Take the material below and retype it in full; pictures are left out.

### PROVIDED DATA

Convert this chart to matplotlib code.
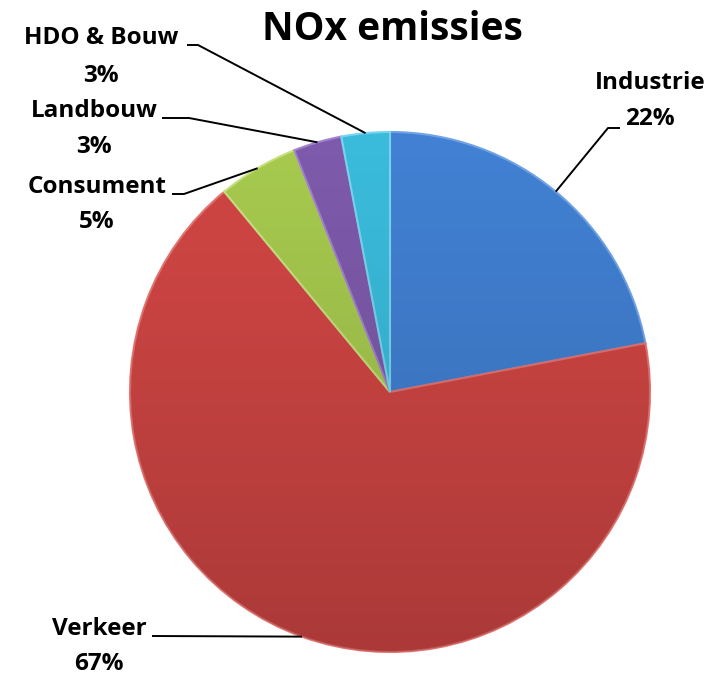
import numpy as np
import matplotlib
matplotlib.use("Agg")
import matplotlib.pyplot as plt
from matplotlib.patches import Circle

# Data
categories = ["Industrie", "Verkeer", "Consument", "Landbouw", "HDO & Bouw"]
values = [22, 67, 5, 3, 3]
pct_labels = ["22%", "67%", "5%", "3%", "3%"]
colors = ["#4180d2", "#d04644", "#a6c94e", "#7d5aab", "#3abbdb"]
edge_colors = ["#6fa2e4", "#e47370", "#c6e07f", "#a282cc", "#78d4ec"]

W, H = 710, 679
fig = plt.figure(figsize=(W / 100, H / 100), dpi=100)
ax = fig.add_axes([0, 0, 1, 1])

cx, cy, R = 390, H - 392, 260

wedges, _ = ax.pie(values, colors=colors, startangle=90, counterclock=False,
                   center=(cx, cy), radius=R, frame=True,
                   wedgeprops=dict(linewidth=1.5))
for w, ec in zip(wedges, edge_colors):
    w.set_edgecolor(ec)

# subtle vertical shading (darker towards the bottom)
grad = np.linspace(0, 1, 256)
shade = np.zeros((256, 1, 4))
shade[:, 0, 3] = (grad ** 1.2) * 0.18
im = ax.imshow(shade[::-1], extent=(cx - R, cx + R, cy - R, cy + R),
               origin="lower", aspect="auto", zorder=3, interpolation="bilinear")
clip = Circle((cx, cy), R, transform=ax.transData)
im.set_clip_path(clip)

ax.set_xlim(0, W)
ax.set_ylim(0, H)
ax.set_aspect("equal")
ax.axis("off")

font = "Open Sans"
fs = 17.5

ax.text(392, H - 30, "NOx emissies", ha="center", va="center",
        fontsize=28, fontweight="bold", family=font)

# label layout: (name x, name y, pct y, line start x, elbow x, line y)
layout = {
    "Industrie": (650, 83, 119, 620, 608, 128),
    "Verkeer": (99, 629, 664, 152, None, 636),
    "Consument": (97, 187, 222, 172, 184, 194),
    "Landbouw": (94, 111, 147, 162, 189, 118),
    "HDO & Bouw": (101, 38, 76, 187, 198, 45),
}

for w, name, pct in zip(wedges, categories, pct_labels):
    ang = np.deg2rad((w.theta1 + w.theta2) / 2)
    ex = cx + R * np.cos(ang)
    ey = cy + R * np.sin(ang)
    nx, ny, py, sx, elx, ly = layout[name]
    ax.text(nx, H - ny, name, ha="center", va="center", fontsize=fs,
            fontweight="bold", family=font, zorder=5)
    ax.text(nx, H - py, pct, ha="center", va="center", fontsize=fs,
            fontweight="bold", family=font, zorder=5)
    if elx is None:
        xs = [sx, ex]
        ys = [H - ly, ey]
    else:
        xs = [sx, elx, ex]
        ys = [H - ly, H - ly, ey]
    ax.plot(xs, ys, color="black", linewidth=1.4, solid_capstyle="butt", zorder=5)

fig.savefig("out.png", dpi=100, facecolor="white")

######

◆ FULL RESPONSE ◆
Convert this chart to matplotlib code.
import numpy as np
import matplotlib
matplotlib.use("Agg")
import matplotlib.pyplot as plt
from matplotlib.patches import Circle

# Data
categories = ["Industrie", "Verkeer", "Consument", "Landbouw", "HDO & Bouw"]
values = [22, 67, 5, 3, 3]
pct_labels = ["22%", "67%", "5%", "3%", "3%"]
colors = ["#4180d2", "#d04644", "#a6c94e", "#7d5aab", "#3abbdb"]
edge_colors = ["#6fa2e4", "#e47370", "#c6e07f", "#a282cc", "#78d4ec"]

W, H = 710, 679
fig = plt.figure(figsize=(W / 100, H / 100), dpi=100)
ax = fig.add_axes([0, 0, 1, 1])

cx, cy, R = 390, H - 392, 260

wedges, _ = ax.pie(values, colors=colors, startangle=90, counterclock=False,
                   center=(cx, cy), radius=R, frame=True,
                   wedgeprops=dict(linewidth=1.5))
for w, ec in zip(wedges, edge_colors):
    w.set_edgecolor(ec)

# subtle vertical shading (darker towards the bottom)
grad = np.linspace(0, 1, 256)
shade = np.zeros((256, 1, 4))
shade[:, 0, 3] = (grad ** 1.2) * 0.18
im = ax.imshow(shade[::-1], extent=(cx - R, cx + R, cy - R, cy + R),
               origin="lower", aspect="auto", zorder=3, interpolation="bilinear")
clip = Circle((cx, cy), R, transform=ax.transData)
im.set_clip_path(clip)

ax.set_xlim(0, W)
ax.set_ylim(0, H)
ax.set_aspect("equal")
ax.axis("off")

font = "Open Sans"
fs = 17.5

ax.text(392, H - 30, "NOx emissies", ha="center", va="center",
        fontsize=28, fontweight="bold", family=font)

# label layout: (name x, name y, pct y, line start x, elbow x, line y)
layout = {
    "Industrie": (650, 83, 119, 620, 608, 128),
    "Verkeer": (99, 629, 664, 152, None, 636),
    "Consument": (97, 187, 222, 172, 184, 194),
    "Landbouw": (94, 111, 147, 162, 189, 118),
    "HDO & Bouw": (101, 38, 76, 187, 198, 45),
}

for w, name, pct in zip(wedges, categories, pct_labels):
    ang = np.deg2rad((w.theta1 + w.theta2) / 2)
    ex = cx + R * np.cos(ang)
    ey = cy + R * np.sin(ang)
    nx, ny, py, sx, elx, ly = layout[name]
    ax.text(nx, H - ny, name, ha="center", va="center", fontsize=fs,
            fontweight="bold", family=font, zorder=5)
    ax.text(nx, H - py, pct, ha="center", va="center", fontsize=fs,
            fontweight="bold", family=font, zorder=5)
    if elx is None:
        xs = [sx, ex]
        ys = [H - ly, ey]
    else:
        xs = [sx, elx, ex]
        ys = [H - ly, H - ly, ey]
    ax.plot(xs, ys, color="black", linewidth=1.4, solid_capstyle="butt", zorder=5)

fig.savefig("out.png", dpi=100, facecolor="white")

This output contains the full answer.